Por Maite Pil.
En mis viejas épocas de soltería, ciertas cosas eran diferentes. Hoy me encuentro en un ecosistema de seducción, que si bien sigue teniendo dos o tres reglas invariables, está soportado por nuevos instrumentos. Apps que te dicen que a tres cuadras hay alguien dispuesto a cojer, otras que te matchean, la vidriera de instagram, el visto del whatsapp, etc.
Seguramente algunas de ellas tengan un alto grado de efectividad en cuanto a conocer a un otro se trate, pero poco pueden hacer para sostener eso; la construcción de los vínculos, queridos humanos, sigue corriendo por nuestra cuenta.
Ayer hablando en un grupo de whatsapp le hicimos de soporte técnico a una amiga que había tenido una cita el viernes, y ya ayer amanecida, nos manda un audio diciendo "Sé que no me va a escribir nunca más". Pero empecemos por el principio.
Sin entrar en demasiados detalles, voy a decir que ellos venían hablando hace un tiempo, hasta que finalmente empiezan a organizar el encuentro. Se encuentran, la pasan bien, algunas cosas fallan- como siempre- pero el saldo del encuentro sigue dando positivo, dice ella. El sábado decide mandarle un mensaje, para romper el hielo, le hace un chiste de la resaca, y él nunca responde (sigue sin hacerlo). Hace poco vi una película donde la protagonista femenina va a buscar a la casa al tipo que nunca más la llamó, se le planta enfrente y le pregunta:¿Por qué no me llamaste nunca más? Yo soy alguien, no podés simplemente retirarme la palabra.

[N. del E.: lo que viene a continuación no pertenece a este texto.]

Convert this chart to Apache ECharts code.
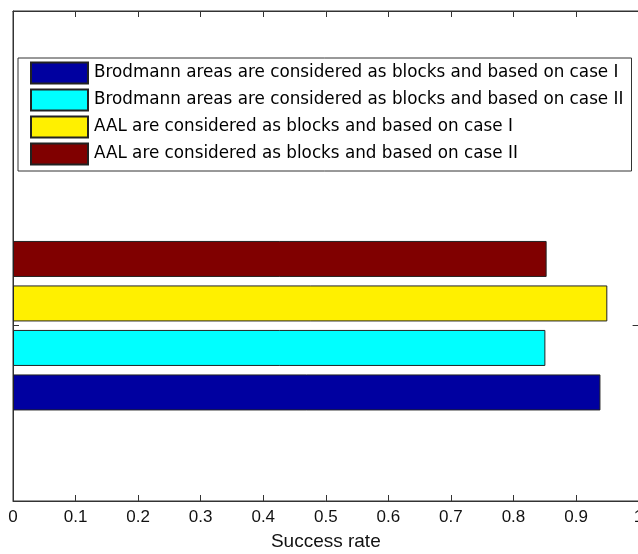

Claro que eso es una película y la escena se resuelve bien. En la vida real, no nos atreveríamos a hacer semejante pregunta, estamos obligadas a respetar ciertas reglas, fundamentalmente la regla del silencio, o si no, seremos unas malas jugadoras.
Entre tanta oferta humana y tanta falsa facilidad-porque la competencia está a la orden del día-, la seducción, al contrario de lo que se podría pensar, cobra un papel fundamental en todo este meollo. Y me pregunto ¿Qué les pasa a ciertos hombres con la seducción?
Estoy empezando a observar un fenómeno que bien podría denominar la seducción desproporcionada: Hay una falta de relación entre la seducción planteada por el hombre y lo que sucede después - lo que sucede, es básicamente, que desaparecen-. Es como si en tiempos donde acercarse a otro está facilitado, el hombre necesitara redoblar la apuesta.
"Yo no le pedí que me regalara un chocolate" nos decía ella en el grupo ¡No, claro que no se lo pidió!
¿Quién desconfiaría de un hombre que regala un chocolate, no? ¿Por qué las mujeres entramos como caballos?
La respuesta más obvia frente a esta desproporción en la seducción es pensarlo como una demostración de potencia masculina: Puedo, yo me puedo levantar a esta mina, incluso con los métodos más tradicionales, románticos y tontos de la historia, y después veo.
En mi época, era prácticamente al revés. Es decir, en función de lo que se jugaba al momento de seducción, se planteaban las intenciones. La seducción no era simplemente el medio para obtener la atención del otro, era también la antesala de qué tipo de vínculo se pretendía. Por eso el amante tosco no te regalaba un chocolate ni aunque tuviera una caja llena. Porque no quería confundir, porque no era ese su juego, y sin embargo, se jugaba de a dos. Hay una honestidad y una lealtad en ese amante que es hermosa.
Claro que un hombre que seduce no está obligado, después, a que esa mujer le guste. Eso no está en discusión. Lo que me preocupa es que seduzcan sin propósito, lo que me lleva a la siguiente cuestión: ¿seducen a mujeres que no les gustan? ¿Seducen para poner a prueba el gusto, para ponerse a prueba a sí mismos? Si la seducción funciona, ¿el gusto desaparece?
Por suerte se aprende, y a fuerza de desencantos, a detectar al seductor abandónico a tiempo. Seguramente que en el camino pague sentencia algún inocente, son los riesgos que se corren. Fuck me once, shame on you; fuck me twice, shame on me.
Llámenme paranoica, pero no puedo dejar de pensar que hay una venganza solapada en este asunto, seguramente una que no es planeada de forma consciente. Creo que es mucho más profundo que lo que vulgarmente podríamos llamar un hombre histérico. Es como si buscaran imponernos, ellos mismos, los obstáculos que la sociedad, la tecnología y la conciencia, ya no nos imponen. Un acto de terrorismo al placer. Para que no nos olvidemos que, a fin de cuentas, ellos, los hombres, siguen siendo imprescindibles.